PS: RNA also makes tRNA (which translates the Genetic code (held in RNA) into proteins...) So this RNA molecule could do more than just copy itself...
Are you sure of your statement, “The God hypothesis has no backing at all except the claims of millions of people. . . .”? I followed that quote (above) with something you said earlier in this thread because I think you are doing exactly what you accuse creationists of doing.
First of all, you are assuming that only sense observation produces proof. For example, what if there are things which can only be proven to oneself, does that necessarily make them any less valuable or true? Can I prove to you I love my wife, especially when I am not in her presence? That proof cannot be externally demonstrated to others, but I know inside beyond doubt. Further, I don’t care whether you or anyone else knows or not . . . I am content with knowing it myself and so I would never undertake some sort of “objective” proof. And if I did know God, I would feel exactly the same way about it.
No I can't prove that you love your wife, but that doesn't affect my faith in my materialistic philosophy. As I said earlier, its a philosophical assumption which I believe to be valid, based on the consequences. I am in essence a pragmatist. The practical application of what I do is evidence enough for a continued practice. As for God though, no matter how personal someone feels they are with God, there is a truth about 'Gods' existence which is verifiable objectively. Either God exists, or that person is talking to themselves. There is simply no other options. Either way, there is a verifiable truth claim.
Are you so sure sense experience is the only reliable avenue to knowledge? It seems to me it is you who assumes that all truth that can be revealed will only be revealed through the objective, sense experience-dependent methods of empiricism. If so, then for you it will be “. . . easy to ignore arguments against something that you believe is irreproachable.”
I am a philosopher at heart. My philosophy of choice happens to be a materialistic one. At the base of all my claims though, is a primary choice to ask myself "What do I know without assumptions?" Most of the time, the answer is nothing. So I go to phase two. What do I have to work with then? Well...I have the way things seem to me. OK...lets work from that... and off it goes.

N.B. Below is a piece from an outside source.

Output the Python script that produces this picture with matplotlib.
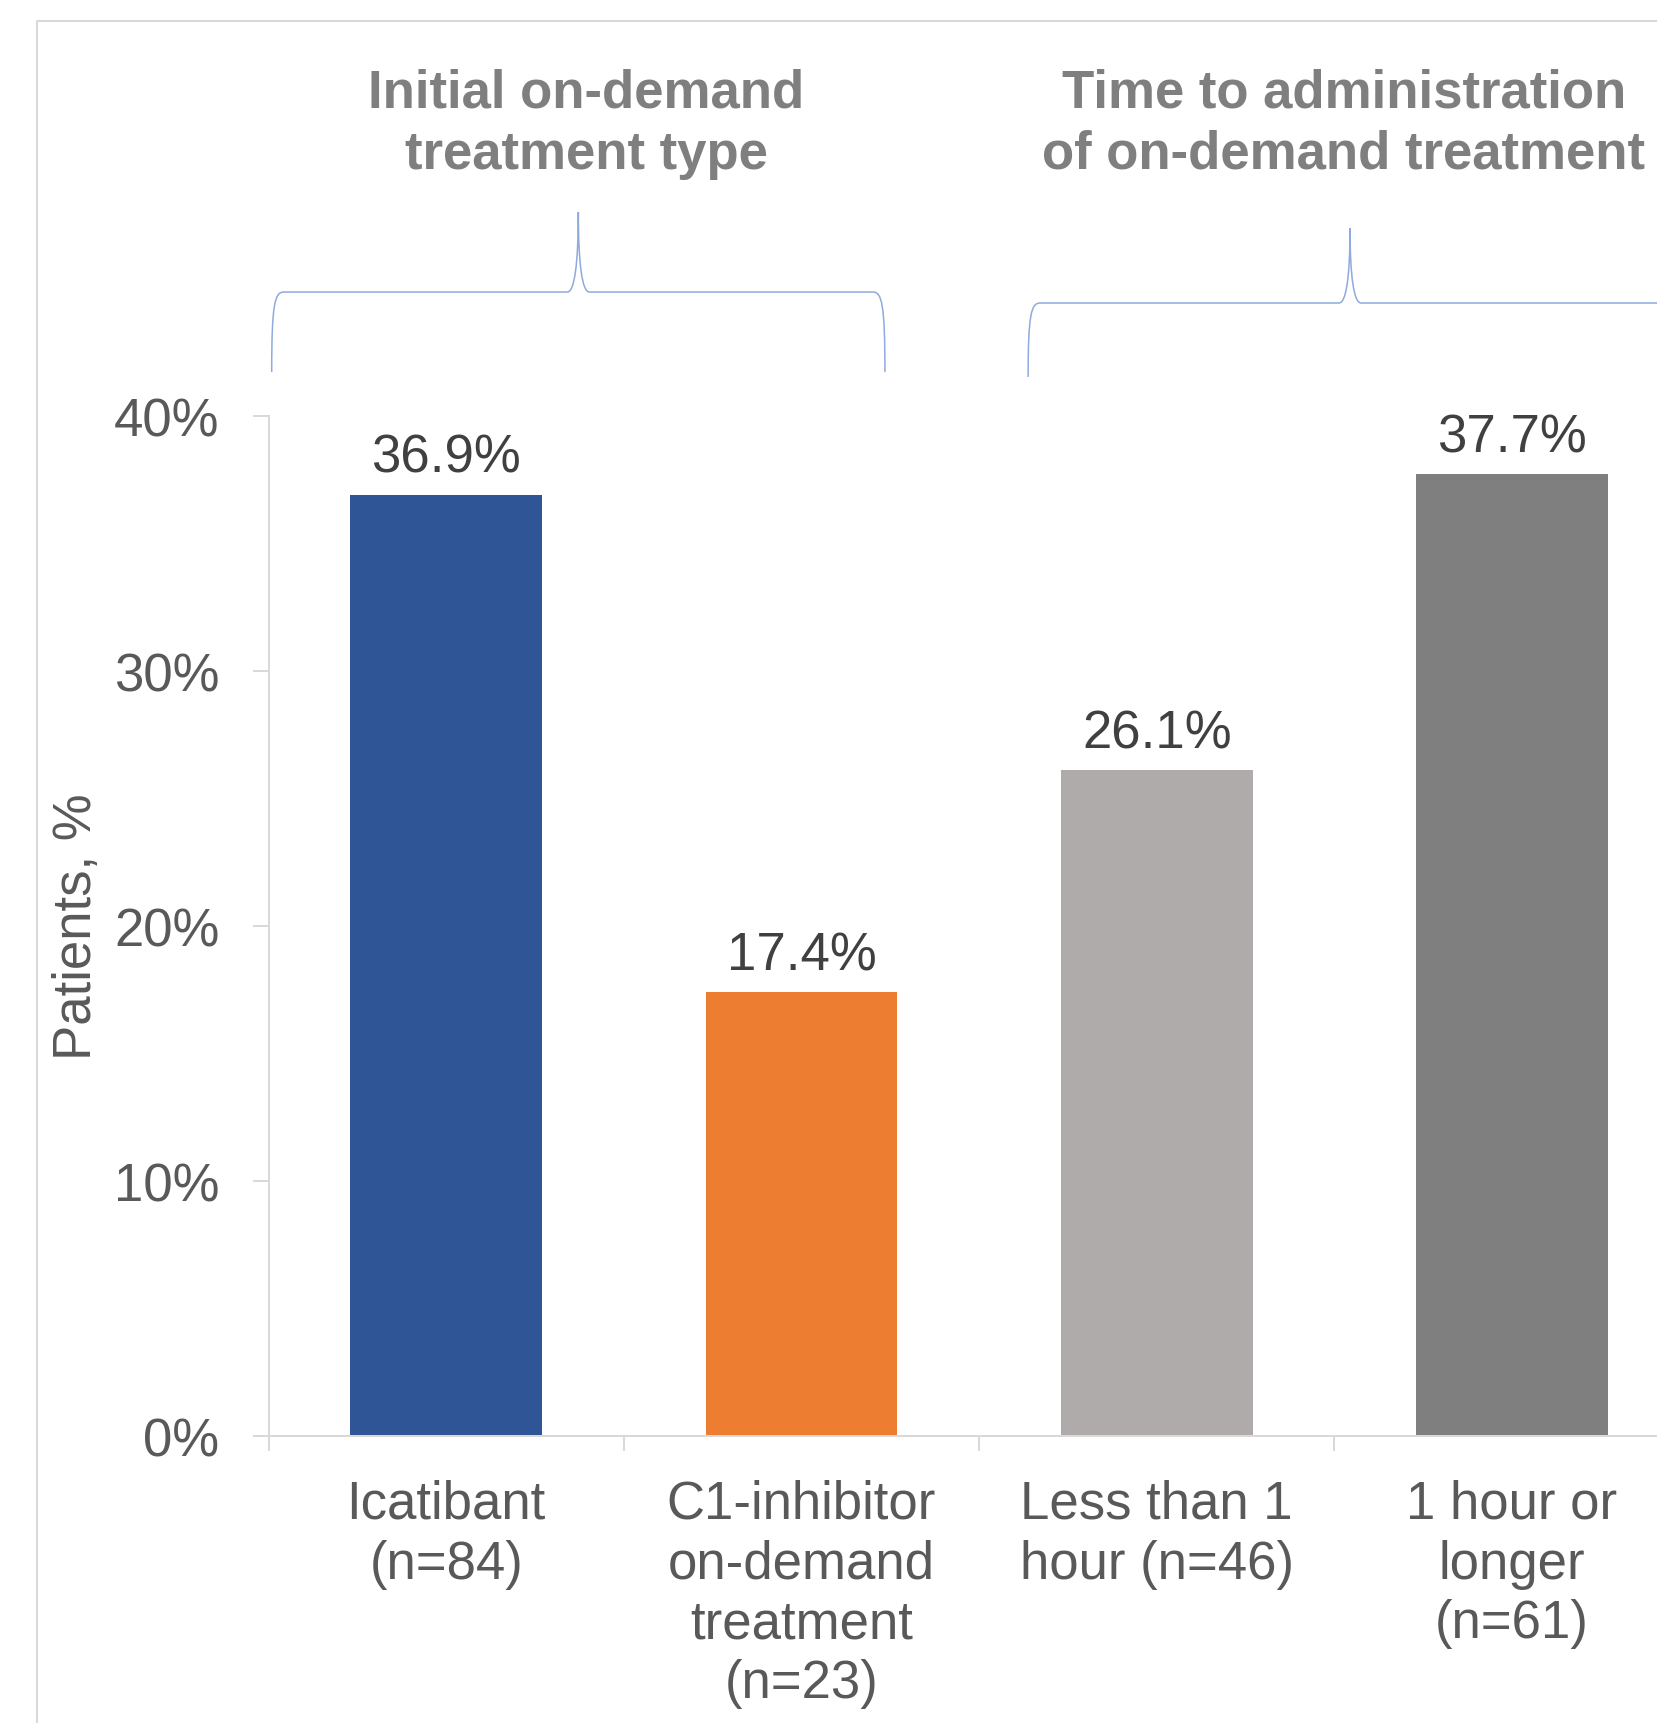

Nothing in my mind is irreproachable. I don't claim to have the truth. I only claim to work with what I have, and try to be honest with myself. i couldn't possibly allow myself to hold something which I know is probably wrong as irreproachable.
In the past I’ve challenged people here to study a certain class of subjective investigators . . . those known to have attained “enlightenment,” such as the Buddha or Jesus (i.e., I mean study the nature of the original experience, as opposed to relying on the utterances of the religious millennia later). There are thousands of such individuals who actually achieved something through turning inward. Now, if you choose not to develop your expertise about this consciousness potential, and then you say “The God hypothesis has no backing at all . . . ,” have you truly and objectively studied all the evidence before stating out of hand there’s nothing to it?
I haven't studied these guys, but at the same time I still feel no desire to because it si quite clear from history, from people around me, and from my own experiences, that the 'inner' is faliscious. A trick we play upon our selves. That is why we all end up with different answers: We are all different. With different experiences we play different tricks on ourselves, and we come to believe different things.
OK, I can't be certain of that, and one day I might look into it, but as the gambling man I may or may not be, I will place my bets on the more solid basis of our internal experiences... the real world. And play with that for a while, and see where that gets me.
I'll play with your other post later... This is getting too tiresome.